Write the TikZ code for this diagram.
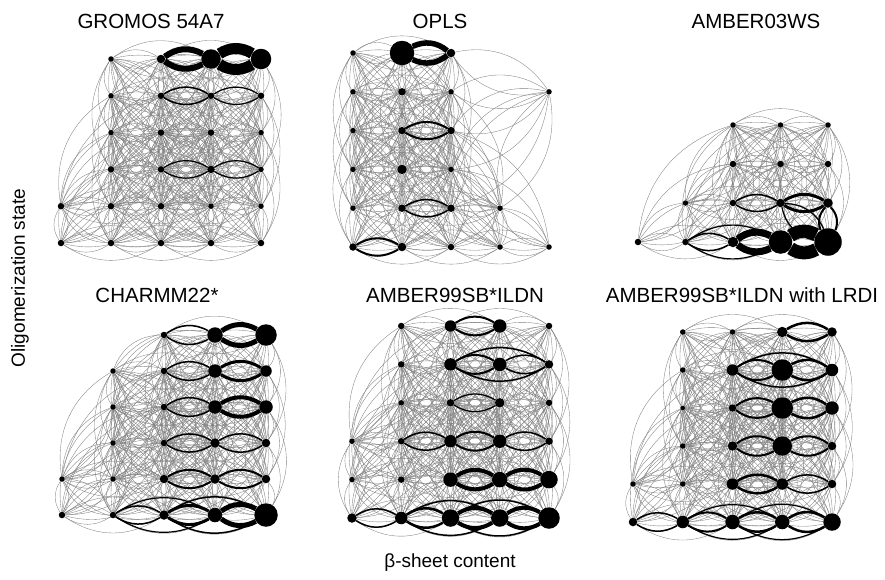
\documentclass[tikz,border=0pt]{standalone}
\usepackage{fontspec}
\setmainfont{Liberation Sans}
\pgfdeclarelayer{bg}
\pgfsetlayers{bg,main}
\tikzset{
  dot/.style={circle, fill=black, inner sep=0pt},
  thinedge/.style={draw=black!50, line width=0.35pt},
  thickedge/.style={draw=black},
  title/.style={font=\fontsize{20.5}{24}\selectfont, inner sep=0pt},
  axislabel/.style={font=\fontsize{19}{23}\selectfont, inner sep=0pt}
}
% #1 prefix, #2 x0, #3 dx, #4 y0, #5 dy, #6 nodes c/r/size, #7 thick edges a/b/width
\newcommand\drawpanel[7]{%
  \foreach \c/\r/\s in {#6} {
    \node[dot, minimum size={\s pt+1.5pt}] (#1-\c-\r) at ({#2+(\c-1)*#3},{#4+(\r-1)*#5}) {};
  }
  \begin{pgfonlayer}{bg}
  \foreach \c/\r/\s [count=\i] in {#6} {
    \foreach \cc/\rr/\ss [count=\j] in {#6} {
      \ifnum\j>\i
        \pgfmathtruncatemacro\ok{(abs(\cc-\c)<=2)&&(abs(\rr-\r)<=3)}
        \ifnum\ok=1
          \draw[thinedge] (#1-\c-\r) to[bend left=34] (#1-\cc-\rr)
                          (#1-\c-\r) to[bend right=34] (#1-\cc-\rr);
        \fi
      \fi
    }
  }
  \foreach \a/\b/\w in {#7} {
    \draw[thickedge, line width=\w pt] (#1-\a) to[bend left=32] (#1-\b)
                                      (#1-\a) to[bend right=32] (#1-\b);
  }
  \end{pgfonlayer}
}
\begin{document}
\begin{tikzpicture}[x=1pt, y=-1pt]
\useasboundingbox (0,0) rectangle (885,579);

% GROMOS 54A7
\drawpanel{G}{61}{50}{59}{36.8}{
  2/1/4, 3/1/7, 4/1/18, 5/1/19,
  2/2/4, 3/2/5, 4/2/5, 5/2/5,
  2/3/4, 3/3/5, 4/3/5, 5/3/4,
  2/4/5, 3/4/5, 4/4/6, 5/4/4,
  1/5/5, 2/5/5, 3/5/5, 4/5/4, 5/5/4,
  1/6/5, 2/6/5, 3/6/5, 4/6/5, 5/6/5}{
  3-1/4-1/6, 4-1/5-1/11, 3-2/4-2/1.5, 4-2/5-2/1.2, 3-4/4-4/1.2, 4-4/5-4/1.2}

% OPLS
\drawpanel{O}{353}{49}{53}{38.8}{
  1/1/4, 2/1/23, 3/1/7,
  1/2/4, 2/2/6, 3/2/4, 5/2/4,
  1/3/4, 2/3/6, 3/3/6,
  1/4/4, 2/4/8, 3/4/4,
  1/5/4, 2/5/6, 3/5/6, 4/5/4,
  1/6/6, 2/6/7, 3/6/5, 4/6/4, 5/6/4}{
  2-1/3-1/5.5, 2-3/3-3/2, 2-5/3-5/1.5, 1-6/2-6/2}

% AMBER03WS
\drawpanel{W}{638}{47.5}{47}{39}{
  3/3/4, 4/3/4, 5/3/4,
  3/4/5, 4/4/5, 5/4/5,
  2/5/4, 3/5/5, 4/5/7, 5/5/8,
  1/6/5, 2/6/5, 3/6/9, 4/6/22, 5/6/26}{
  3-5/4-5/1.5, 4-5/5-5/3, 2-6/3-6/1.5, 3-6/4-6/7, 4-6/5-6/13,
  5-5/5-6/2, 4-5/5-6/1.2, 2-6/4-6/1.2}

% CHARMM22*
\drawpanel{C}{62}{51}{335}{36}{
  3/1/5, 4/1/14, 5/1/20,
  2/2/4, 3/2/5, 4/2/12, 5/2/10,
  2/3/4, 3/3/5, 4/3/12, 5/3/12,
  2/4/4, 3/4/5, 4/4/8, 5/4/7,
  1/5/4, 2/5/4, 3/5/7, 4/5/8, 5/5/7,
  1/6/5, 2/6/5, 3/6/8, 4/6/13, 5/6/22}{
  3-1/4-1/1.5, 4-1/5-1/5, 3-2/4-2/1.5, 4-2/5-2/3, 3-3/4-3/1.5, 4-3/5-3/4,
  3-4/4-4/1.5, 4-4/5-4/1.5, 3-5/4-5/2, 4-5/5-5/2,
  2-6/3-6/1.5, 3-6/4-6/3, 4-6/5-6/5, 2-6/4-6/1.2, 3-6/5-6/1.5}

% AMBER99SB*ILDN
\drawpanel{N}{352}{49.25}{326}{38.4}{
  2/1/5, 3/1/10, 4/1/12, 5/1/5,
  2/2/5, 3/2/11, 4/2/12, 5/2/7,
  2/3/4, 3/3/6, 4/3/8, 5/3/5,
  1/4/4, 2/4/5, 3/4/11, 4/4/12, 5/4/6,
  1/5/4, 2/5/5, 3/5/13, 4/5/14, 5/5/16,
  1/6/8, 2/6/11, 3/6/16, 4/6/16, 5/6/20}{
  3-1/4-1/2, 3-2/4-2/2, 4-2/5-2/1.5, 3-2/5-2/1.5, 3-3/4-3/1.2,
  2-4/3-4/1.5, 3-4/4-4/2, 4-4/5-4/1.5, 3-5/4-5/4, 4-5/5-5/4,
  1-6/2-6/1.5, 2-6/3-6/2.5, 3-6/4-6/4, 4-6/5-6/4, 2-6/4-6/1.5, 3-6/5-6/1.5}

% AMBER99SB*ILDN with LRDI
\drawpanel{L}{633}{49.75}{332}{38}{
  2/1/4, 3/1/4, 4/1/9, 5/1/8,
  2/2/4, 3/2/10, 4/2/20, 5/2/11,
  2/3/3, 3/3/6, 4/3/20, 5/3/12,
  2/4/4, 3/4/8, 4/4/18, 5/4/7,
  1/5/4, 2/5/4, 3/5/10, 4/5/10, 5/5/7,
  1/6/7, 2/6/11, 3/6/13, 4/6/13, 5/6/16}{
  4-1/5-1/2.5, 3-2/4-2/2, 4-2/5-2/2.5, 3-2/5-2/1.5, 3-3/4-3/2, 4-3/5-3/2.5,
  3-4/4-4/2, 4-4/5-4/2, 3-5/4-5/2.5, 4-5/5-5/1.5,
  1-6/2-6/1.5, 2-6/3-6/2, 3-6/4-6/2.5, 4-6/5-6/2.5, 2-6/4-6/1.2, 3-6/5-6/1.2}

% titles
\node[title] (t1) at (151,21) {GROMOS 54A7};
\node[title] (t2) at (440,21.5) {OPLS};
\node[title] (t3) at (756,21) {AMBER03WS};
\node[title] (t4) at (157,295) {CHARMM22*};
\node[title] (t5) at (455,295) {AMBER99SB*ILDN};
\node[title] (t6) at (742,295) {AMBER99SB*ILDN with LRDI};

% axis labels
\node[axislabel, rotate=90] (ylab) at (20,278) {Oligomerization state};
\node[axislabel] (xlab) at (450,563) {β-sheet content};
\end{tikzpicture}
\end{document}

══════

Leave out the pictures and output the rest of the material exactly as written.

[ANSWER]
Write the TikZ code for this diagram.
\documentclass[tikz,border=0pt]{standalone}
\usepackage{fontspec}
\setmainfont{Liberation Sans}
\pgfdeclarelayer{bg}
\pgfsetlayers{bg,main}
\tikzset{
  dot/.style={circle, fill=black, inner sep=0pt},
  thinedge/.style={draw=black!50, line width=0.35pt},
  thickedge/.style={draw=black},
  title/.style={font=\fontsize{20.5}{24}\selectfont, inner sep=0pt},
  axislabel/.style={font=\fontsize{19}{23}\selectfont, inner sep=0pt}
}
% #1 prefix, #2 x0, #3 dx, #4 y0, #5 dy, #6 nodes c/r/size, #7 thick edges a/b/width
\newcommand\drawpanel[7]{%
  \foreach \c/\r/\s in {#6} {
    \node[dot, minimum size={\s pt+1.5pt}] (#1-\c-\r) at ({#2+(\c-1)*#3},{#4+(\r-1)*#5}) {};
  }
  \begin{pgfonlayer}{bg}
  \foreach \c/\r/\s [count=\i] in {#6} {
    \foreach \cc/\rr/\ss [count=\j] in {#6} {
      \ifnum\j>\i
        \pgfmathtruncatemacro\ok{(abs(\cc-\c)<=2)&&(abs(\rr-\r)<=3)}
        \ifnum\ok=1
          \draw[thinedge] (#1-\c-\r) to[bend left=34] (#1-\cc-\rr)
                          (#1-\c-\r) to[bend right=34] (#1-\cc-\rr);
        \fi
      \fi
    }
  }
  \foreach \a/\b/\w in {#7} {
    \draw[thickedge, line width=\w pt] (#1-\a) to[bend left=32] (#1-\b)
                                      (#1-\a) to[bend right=32] (#1-\b);
  }
  \end{pgfonlayer}
}
\begin{document}
\begin{tikzpicture}[x=1pt, y=-1pt]
\useasboundingbox (0,0) rectangle (885,579);

% GROMOS 54A7
\drawpanel{G}{61}{50}{59}{36.8}{
  2/1/4, 3/1/7, 4/1/18, 5/1/19,
  2/2/4, 3/2/5, 4/2/5, 5/2/5,
  2/3/4, 3/3/5, 4/3/5, 5/3/4,
  2/4/5, 3/4/5, 4/4/6, 5/4/4,
  1/5/5, 2/5/5, 3/5/5, 4/5/4, 5/5/4,
  1/6/5, 2/6/5, 3/6/5, 4/6/5, 5/6/5}{
  3-1/4-1/6, 4-1/5-1/11, 3-2/4-2/1.5, 4-2/5-2/1.2, 3-4/4-4/1.2, 4-4/5-4/1.2}

% OPLS
\drawpanel{O}{353}{49}{53}{38.8}{
  1/1/4, 2/1/23, 3/1/7,
  1/2/4, 2/2/6, 3/2/4, 5/2/4,
  1/3/4, 2/3/6, 3/3/6,
  1/4/4, 2/4/8, 3/4/4,
  1/5/4, 2/5/6, 3/5/6, 4/5/4,
  1/6/6, 2/6/7, 3/6/5, 4/6/4, 5/6/4}{
  2-1/3-1/5.5, 2-3/3-3/2, 2-5/3-5/1.5, 1-6/2-6/2}

% AMBER03WS
\drawpanel{W}{638}{47.5}{47}{39}{
  3/3/4, 4/3/4, 5/3/4,
  3/4/5, 4/4/5, 5/4/5,
  2/5/4, 3/5/5, 4/5/7, 5/5/8,
  1/6/5, 2/6/5, 3/6/9, 4/6/22, 5/6/26}{
  3-5/4-5/1.5, 4-5/5-5/3, 2-6/3-6/1.5, 3-6/4-6/7, 4-6/5-6/13,
  5-5/5-6/2, 4-5/5-6/1.2, 2-6/4-6/1.2}

% CHARMM22*
\drawpanel{C}{62}{51}{335}{36}{
  3/1/5, 4/1/14, 5/1/20,
  2/2/4, 3/2/5, 4/2/12, 5/2/10,
  2/3/4, 3/3/5, 4/3/12, 5/3/12,
  2/4/4, 3/4/5, 4/4/8, 5/4/7,
  1/5/4, 2/5/4, 3/5/7, 4/5/8, 5/5/7,
  1/6/5, 2/6/5, 3/6/8, 4/6/13, 5/6/22}{
  3-1/4-1/1.5, 4-1/5-1/5, 3-2/4-2/1.5, 4-2/5-2/3, 3-3/4-3/1.5, 4-3/5-3/4,
  3-4/4-4/1.5, 4-4/5-4/1.5, 3-5/4-5/2, 4-5/5-5/2,
  2-6/3-6/1.5, 3-6/4-6/3, 4-6/5-6/5, 2-6/4-6/1.2, 3-6/5-6/1.5}

% AMBER99SB*ILDN
\drawpanel{N}{352}{49.25}{326}{38.4}{
  2/1/5, 3/1/10, 4/1/12, 5/1/5,
  2/2/5, 3/2/11, 4/2/12, 5/2/7,
  2/3/4, 3/3/6, 4/3/8, 5/3/5,
  1/4/4, 2/4/5, 3/4/11, 4/4/12, 5/4/6,
  1/5/4, 2/5/5, 3/5/13, 4/5/14, 5/5/16,
  1/6/8, 2/6/11, 3/6/16, 4/6/16, 5/6/20}{
  3-1/4-1/2, 3-2/4-2/2, 4-2/5-2/1.5, 3-2/5-2/1.5, 3-3/4-3/1.2,
  2-4/3-4/1.5, 3-4/4-4/2, 4-4/5-4/1.5, 3-5/4-5/4, 4-5/5-5/4,
  1-6/2-6/1.5, 2-6/3-6/2.5, 3-6/4-6/4, 4-6/5-6/4, 2-6/4-6/1.5, 3-6/5-6/1.5}

% AMBER99SB*ILDN with LRDI
\drawpanel{L}{633}{49.75}{332}{38}{
  2/1/4, 3/1/4, 4/1/9, 5/1/8,
  2/2/4, 3/2/10, 4/2/20, 5/2/11,
  2/3/3, 3/3/6, 4/3/20, 5/3/12,
  2/4/4, 3/4/8, 4/4/18, 5/4/7,
  1/5/4, 2/5/4, 3/5/10, 4/5/10, 5/5/7,
  1/6/7, 2/6/11, 3/6/13, 4/6/13, 5/6/16}{
  4-1/5-1/2.5, 3-2/4-2/2, 4-2/5-2/2.5, 3-2/5-2/1.5, 3-3/4-3/2, 4-3/5-3/2.5,
  3-4/4-4/2, 4-4/5-4/2, 3-5/4-5/2.5, 4-5/5-5/1.5,
  1-6/2-6/1.5, 2-6/3-6/2, 3-6/4-6/2.5, 4-6/5-6/2.5, 2-6/4-6/1.2, 3-6/5-6/1.2}

% titles
\node[title] (t1) at (151,21) {GROMOS 54A7};
\node[title] (t2) at (440,21.5) {OPLS};
\node[title] (t3) at (756,21) {AMBER03WS};
\node[title] (t4) at (157,295) {CHARMM22*};
\node[title] (t5) at (455,295) {AMBER99SB*ILDN};
\node[title] (t6) at (742,295) {AMBER99SB*ILDN with LRDI};

% axis labels
\node[axislabel, rotate=90] (ylab) at (20,278) {Oligomerization state};
\node[axislabel] (xlab) at (450,563) {β-sheet content};
\end{tikzpicture}
\end{document}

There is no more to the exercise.